It was the season of placements in my college. Everything that we learned till then seemed to lead up to this day, or more aptly, these few moments that tested our eligibility to move forward in life, or so we believe. Despite me having convinced myself that this wasn’t the end of my career, I somehow ended up believing that my life would come to an abrupt halt if I failed in getting a placement offer.
Two or three (or four or five?) companies had come and conducted the placement drive and the unique factor that bound them together was that each of them hired only finger-countable number of candidates. I was fortunate to reach till the final round of one of them but wasn’t fortunate enough to get selected. The same thing continued to happen for the other companies as well.
Like everyone else, I also became frustrated and started relying on absurd superstitions, which didn’t seem illogical to me, such as wearing my ‘lucky’ outfit, not getting angry even at those incidents that required me to become angry and most importantly, not informing my parents about the drive being held. (This was done just to not spread my grief to them and certainly not because of the fear of getting chided. In contrary to my notions, they were unbelievably supportive which abashed me on not having told them earlier.)
After a few days, there came this company, XYZ, that offered a special package compared to the prior ones. I may sound bragging a bit but I did experience a somewhat optimistic feeling after I gave my placement aptitude test. The results were published soon and an overwhelming number of candidates had been selected into the next round, namely the Group Discussion (GD) round. Again, I felt a wave of optimism rush through my body. But there, in the midst of it, was hidden a trivial problem. I had to have an idea of what the topic would be based upon. Though I may claim myself to be a regular newspaper reader, I do it just for the sake of pleasing my moral-self and not because of my love for gathering the daily news. And for this reason, I often fail to remember the content.
From that day onwards, I tried reading the newspaper with ‘forced’ interest.
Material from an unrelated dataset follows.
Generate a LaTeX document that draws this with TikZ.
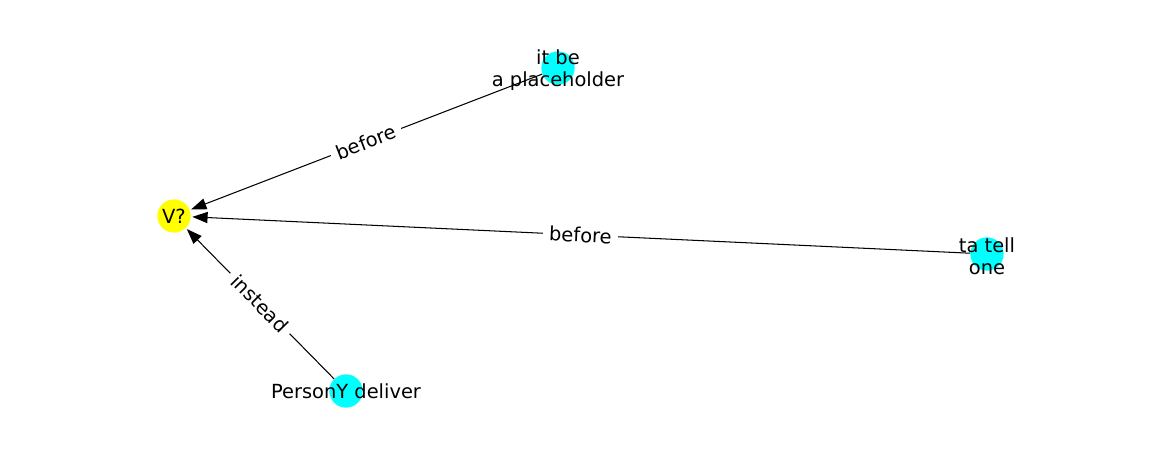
\documentclass[tikz,border=0pt]{standalone}
\usepackage{fontspec}
\setmainfont{DejaVu Sans}
\usetikzlibrary{arrows.meta}
\definecolor{tuerkis}{RGB}{0,255,255}
\definecolor{gelb}{RGB}{255,255,0}

\begin{document}
\begin{tikzpicture}[x=0.72pt,y=-0.72pt,
  knoten/.style={circle,inner sep=0pt,minimum size=24pt},
  kante/.style={-{Triangle[length=11pt,width=8pt]},black,line width=0.75pt,shorten >=1pt},
  kantentext/.style={fill=white,inner sep=4.5pt,font=\fontsize{14}{16}\selectfont,sloped},
  beschriftung/.style={font=\fontsize{14}{16}\selectfont,align=center,inner sep=0pt}
]
\useasboundingbox (0,0) rectangle (1162,462);
%Knoten
\node[knoten,fill=gelb] (vq) at (174,216) {};
\node[knoten,fill=tuerkis] (platz) at (558,68) {};
\node[knoten,fill=tuerkis] (tell) at (987,254) {};
\node[knoten,fill=tuerkis] (person) at (346,391) {};
%Kanten
\draw[kante] (platz) -- node[kantentext] {before} (vq);
\draw[kante] (tell) -- node[kantentext] {before} (vq);
\draw[kante] (person) -- node[kantentext] {instead} (vq);
%Beschriftung
\node[beschriftung] (vqtext) at (vq) {V?};
\node[beschriftung] (platztext) at ([yshift=-1.5]platz) {it be\\a placeholder};
\node[beschriftung] (telltext) at ([yshift=-1.5]tell) {ta tell\\one};
\node[beschriftung] (persontext) at (person) {PersonY deliver};
\end{tikzpicture}
\end{document}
Finally, there came the eve of the placement day. I believed that I had a general or atleast a vague idea of all the current affairs. It was then that it struck me, almost pierced my lungs, that I had done nothing for the interview process.
I ran to my sister’s room, pleading to help me by sharing her ‘Computer Science’ notes (because the interview was supposed to be based on that) and I rushed through the logics of various programs in ‘Java’. I went to bed with the least satisfaction regarding my interview preparation but with a strong inclination to participate in the GD. Till around 6 AM the next day, I couldn’t sleep, thanks to my stomach that was growling with excitement to begin the GD session. I quenched its thirst by reminding it of the interview.
This time, I had told my parents about there being an interview that day so that I would get their prayers and support and besides, my grans were there as well. I asked them not to be too loud while sending me off at the gate as it would attract the neighbours to the scene which was the last thing I wanted. ( In case I didn’t get hired, I didn’t wanna get embarrassed in front of them.)
And so I left for the college, wearing my ‘lucky churidhar’ (the formals), with this surprisingly unnatural vivacity. It was the first time that I left for an event before the reporting time.